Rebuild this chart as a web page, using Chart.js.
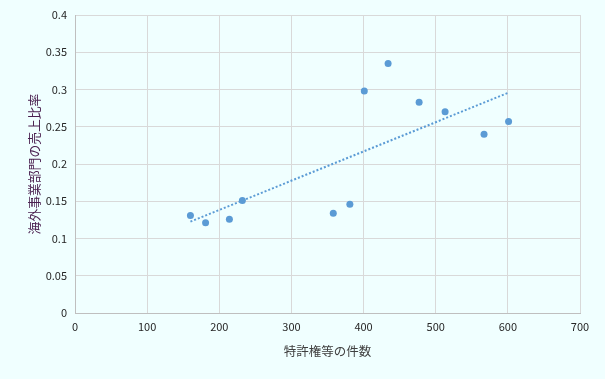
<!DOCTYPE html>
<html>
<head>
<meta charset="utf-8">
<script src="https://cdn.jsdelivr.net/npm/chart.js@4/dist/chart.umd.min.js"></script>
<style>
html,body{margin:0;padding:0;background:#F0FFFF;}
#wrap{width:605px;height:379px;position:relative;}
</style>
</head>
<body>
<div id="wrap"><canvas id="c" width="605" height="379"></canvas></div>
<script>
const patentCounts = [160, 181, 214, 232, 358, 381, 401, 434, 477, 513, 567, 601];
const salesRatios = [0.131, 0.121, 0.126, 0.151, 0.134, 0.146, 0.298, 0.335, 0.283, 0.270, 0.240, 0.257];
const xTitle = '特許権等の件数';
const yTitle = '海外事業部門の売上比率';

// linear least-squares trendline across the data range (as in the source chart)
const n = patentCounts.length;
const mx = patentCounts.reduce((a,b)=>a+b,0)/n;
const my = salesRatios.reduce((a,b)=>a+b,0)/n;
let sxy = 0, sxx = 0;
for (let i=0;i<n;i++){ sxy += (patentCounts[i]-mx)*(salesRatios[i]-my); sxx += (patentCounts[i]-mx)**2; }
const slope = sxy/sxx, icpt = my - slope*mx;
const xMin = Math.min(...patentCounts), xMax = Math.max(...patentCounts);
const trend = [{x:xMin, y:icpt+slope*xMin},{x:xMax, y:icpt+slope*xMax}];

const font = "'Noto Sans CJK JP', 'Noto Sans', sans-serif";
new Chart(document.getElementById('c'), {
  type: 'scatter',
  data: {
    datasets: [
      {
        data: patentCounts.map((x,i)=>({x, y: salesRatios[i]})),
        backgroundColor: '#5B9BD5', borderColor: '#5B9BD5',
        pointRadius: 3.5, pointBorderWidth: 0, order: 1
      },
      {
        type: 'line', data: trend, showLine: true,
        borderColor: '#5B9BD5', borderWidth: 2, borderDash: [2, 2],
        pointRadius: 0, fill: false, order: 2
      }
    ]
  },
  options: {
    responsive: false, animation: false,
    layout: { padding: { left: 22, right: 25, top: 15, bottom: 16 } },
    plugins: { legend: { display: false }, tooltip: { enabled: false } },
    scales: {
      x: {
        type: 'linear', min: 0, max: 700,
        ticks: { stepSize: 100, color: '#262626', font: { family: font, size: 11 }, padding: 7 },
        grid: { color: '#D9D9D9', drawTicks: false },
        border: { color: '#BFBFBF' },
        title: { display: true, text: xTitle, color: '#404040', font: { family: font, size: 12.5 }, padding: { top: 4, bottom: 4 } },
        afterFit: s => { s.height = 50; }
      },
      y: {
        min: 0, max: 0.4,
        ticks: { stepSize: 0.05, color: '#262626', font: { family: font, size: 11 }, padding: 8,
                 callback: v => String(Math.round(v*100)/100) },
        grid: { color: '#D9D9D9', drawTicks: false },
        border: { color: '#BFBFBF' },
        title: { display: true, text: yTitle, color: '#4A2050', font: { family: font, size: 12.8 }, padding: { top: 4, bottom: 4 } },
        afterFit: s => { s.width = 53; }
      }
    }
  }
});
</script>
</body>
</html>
* * * *
== BRIEF ==
Your task is to repeat the material above exactly, without its pictures.

== FINISHED EXERCISE ==
Rebuild this chart as a web page, using Chart.js.
<!DOCTYPE html>
<html>
<head>
<meta charset="utf-8">
<script src="https://cdn.jsdelivr.net/npm/chart.js@4/dist/chart.umd.min.js"></script>
<style>
html,body{margin:0;padding:0;background:#F0FFFF;}
#wrap{width:605px;height:379px;position:relative;}
</style>
</head>
<body>
<div id="wrap"><canvas id="c" width="605" height="379"></canvas></div>
<script>
const patentCounts = [160, 181, 214, 232, 358, 381, 401, 434, 477, 513, 567, 601];
const salesRatios = [0.131, 0.121, 0.126, 0.151, 0.134, 0.146, 0.298, 0.335, 0.283, 0.270, 0.240, 0.257];
const xTitle = '特許権等の件数';
const yTitle = '海外事業部門の売上比率';

// linear least-squares trendline across the data range (as in the source chart)
const n = patentCounts.length;
const mx = patentCounts.reduce((a,b)=>a+b,0)/n;
const my = salesRatios.reduce((a,b)=>a+b,0)/n;
let sxy = 0, sxx = 0;
for (let i=0;i<n;i++){ sxy += (patentCounts[i]-mx)*(salesRatios[i]-my); sxx += (patentCounts[i]-mx)**2; }
const slope = sxy/sxx, icpt = my - slope*mx;
const xMin = Math.min(...patentCounts), xMax = Math.max(...patentCounts);
const trend = [{x:xMin, y:icpt+slope*xMin},{x:xMax, y:icpt+slope*xMax}];

const font = "'Noto Sans CJK JP', 'Noto Sans', sans-serif";
new Chart(document.getElementById('c'), {
  type: 'scatter',
  data: {
    datasets: [
      {
        data: patentCounts.map((x,i)=>({x, y: salesRatios[i]})),
        backgroundColor: '#5B9BD5', borderColor: '#5B9BD5',
        pointRadius: 3.5, pointBorderWidth: 0, order: 1
      },
      {
        type: 'line', data: trend, showLine: true,
        borderColor: '#5B9BD5', borderWidth: 2, borderDash: [2, 2],
        pointRadius: 0, fill: false, order: 2
      }
    ]
  },
  options: {
    responsive: false, animation: false,
    layout: { padding: { left: 22, right: 25, top: 15, bottom: 16 } },
    plugins: { legend: { display: false }, tooltip: { enabled: false } },
    scales: {
      x: {
        type: 'linear', min: 0, max: 700,
        ticks: { stepSize: 100, color: '#262626', font: { family: font, size: 11 }, padding: 7 },
        grid: { color: '#D9D9D9', drawTicks: false },
        border: { color: '#BFBFBF' },
        title: { display: true, text: xTitle, color: '#404040', font: { family: font, size: 12.5 }, padding: { top: 4, bottom: 4 } },
        afterFit: s => { s.height = 50; }
      },
      y: {
        min: 0, max: 0.4,
        ticks: { stepSize: 0.05, color: '#262626', font: { family: font, size: 11 }, padding: 8,
                 callback: v => String(Math.round(v*100)/100) },
        grid: { color: '#D9D9D9', drawTicks: false },
        border: { color: '#BFBFBF' },
        title: { display: true, text: yTitle, color: '#4A2050', font: { family: font, size: 12.8 }, padding: { top: 4, bottom: 4 } },
        afterFit: s => { s.width = 53; }
      }
    }
  }
});
</script>
</body>
</html>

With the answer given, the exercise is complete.